XML is very compressible.  Particularly DataSet XML.

Coordinator
Oct 4, 2009 at 6:57 AM

WLM,

followup.  I modified DotNetZip to add a new feature to deal with this situation more cleanly.

If you download v1.9.0.12 (available now)  you will be able to do something like this to save a dataset into a zip file, without writing a file to the filesystem.

DataSet ds1 = new DataSet();
da.Fill(ds1, "Invoices");
using(Ionic.Zip.ZipFile zip = new Ionic.Zip.ZipFile())
{
    zip.AddEntry(zipEntryName, (name,stream) => ds1.WriteXml(stream) );
    zip.Save(zipFileName);
}

Using that programming model requires .NET 3.5, for the anonymous methods.

I recommend using this new feature over the AdapterStream thing I sent you.

Oct 5, 2009 at 1:55 AM

Works perfectly.  Very nice to have it all contained within DotNetZip, hiding the complexity from neophytes like me.

Thanks Cheeso.

 

Oct 5, 2009 at 7:27 AM

just to clarify, can we close the supplied stream at the end of the write? many xxx.write(stream) methods are closing the stream at the end.

Coordinator
Oct 5, 2009 at 3:36 PM
Edited Oct 5, 2009 at 3:50 PM

GM,

what are you asking here?  Do you want the application to be responsible for closing the stream?  Or do you want DotNetZip to be responsible for closing the stream?  Or ... are you simply asking for clarification on the way it works?

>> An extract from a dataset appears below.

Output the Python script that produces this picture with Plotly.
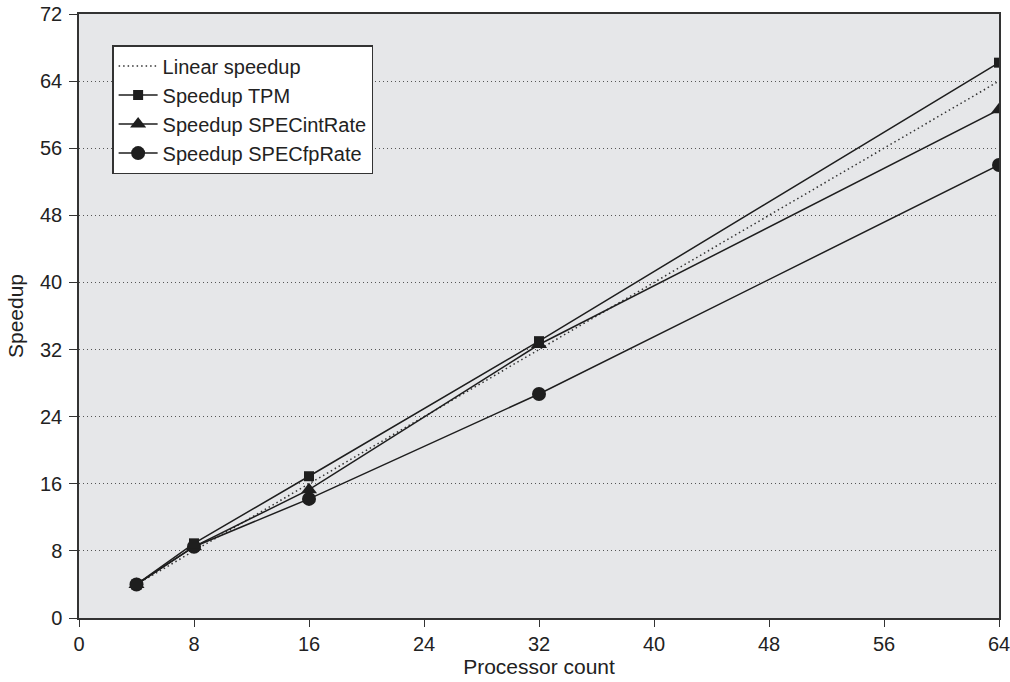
import plotly.graph_objects as go

processors = [4, 8, 16, 32, 64]
linear = [4, 8, 16, 32, 64]
tpm = [4.0, 8.9, 16.9, 33.0, 66.2]
spec_int = [4.0, 8.5, 15.3, 32.6, 60.6]
spec_fp = [4.0, 8.5, 14.2, 26.7, 54.0]

x_ticks = [0, 8, 16, 24, 32, 40, 48, 56, 64]
y_ticks = [0, 8, 16, 24, 32, 40, 48, 56, 64, 72]

ink = "#1e1e1e"
fig = go.Figure()
fig.add_trace(go.Scatter(x=processors, y=linear, name="Linear speedup", mode="lines",
                         legendrank=1,
                         line=dict(color="#333333", width=1.5, dash="1.5px,3px")))
fig.add_trace(go.Scatter(x=processors, y=spec_fp, name="Speedup SPECfpRate", mode="lines+markers",
                         legendrank=4,
                         line=dict(color=ink, width=1.5),
                         marker=dict(symbol="circle", size=14, color=ink)))
fig.add_trace(go.Scatter(x=processors, y=spec_int, name="Speedup SPECintRate", mode="lines+markers",
                         legendrank=3,
                         line=dict(color=ink, width=1.5),
                         marker=dict(symbol="triangle-up", size=14, color=ink)))
fig.add_trace(go.Scatter(x=processors, y=tpm, name="Speedup TPM", mode="lines+markers",
                         legendrank=2,
                         line=dict(color=ink, width=1.5),
                         marker=dict(symbol="square", size=10, color=ink)))

font = dict(family="Liberation Sans, Arial, sans-serif", size=20, color="#222222")
fig.update_layout(
    width=1010, height=682,
    margin=dict(l=79, r=11, t=14, b=64),
    paper_bgcolor="white", plot_bgcolor="#e6e7e9",
    font=font,
    showlegend=True,
    legend=dict(x=0.036, y=0.9485, xanchor="left", yanchor="top",
                bgcolor="white", bordercolor="#333333", borderwidth=1.5,
                font=dict(size=20), tracegroupgap=0, itemwidth=39),
    xaxis=dict(range=[0, 64], tickvals=x_ticks, showgrid=False, zeroline=False,
               showline=True, linecolor="#333333", linewidth=1.5, mirror=True,
               ticks="outside", ticklen=7, tickcolor="#333333",
               tickfont=dict(size=20), automargin=False, ticklabeloverflow="allow",
               title=dict(text="Processor count", standoff=0, font=dict(size=21))),
    yaxis=dict(range=[0, 72], tickvals=y_ticks, showgrid=True, gridcolor="#555555",
               griddash="1px,3px", gridwidth=1.2, zeroline=False,
               showline=True, linecolor="#333333", linewidth=1.5, mirror=True,
               ticks="outside", ticklen=8, tickcolor="#333333", ticklabelstandoff=3,
               tickfont=dict(size=20), automargin=False, ticklabeloverflow="allow",
               title=dict(text="Speedup", standoff=11, font=dict(size=21))),
)
fig.write_html("out.html", config={"displayModeBar": False},
               post_script="document.body.style.margin='0';document.body.style.overflow='hidden';")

The way it works now, is that DotNetZip opens and configures the stream, before providing it to the application when calling the delegate.  DotNetZip also takes responsibility for closing the stream, after the delegate returns. 

On the other hand, the doc for System.IO.Stream says that

If the stream is already closed, a call to Close throws no exceptions.

Do you have a particular implementation of xxx.Write(stream) that closes the stream, and causes a problem  ?

 

Oct 6, 2009 at 1:34 PM

I wanted to know if it is allowed to close the supplied stream, because there are a lot of existing methods in the framework that can be used, and a lot are closing the stream.

my understanding is now: there is no problem.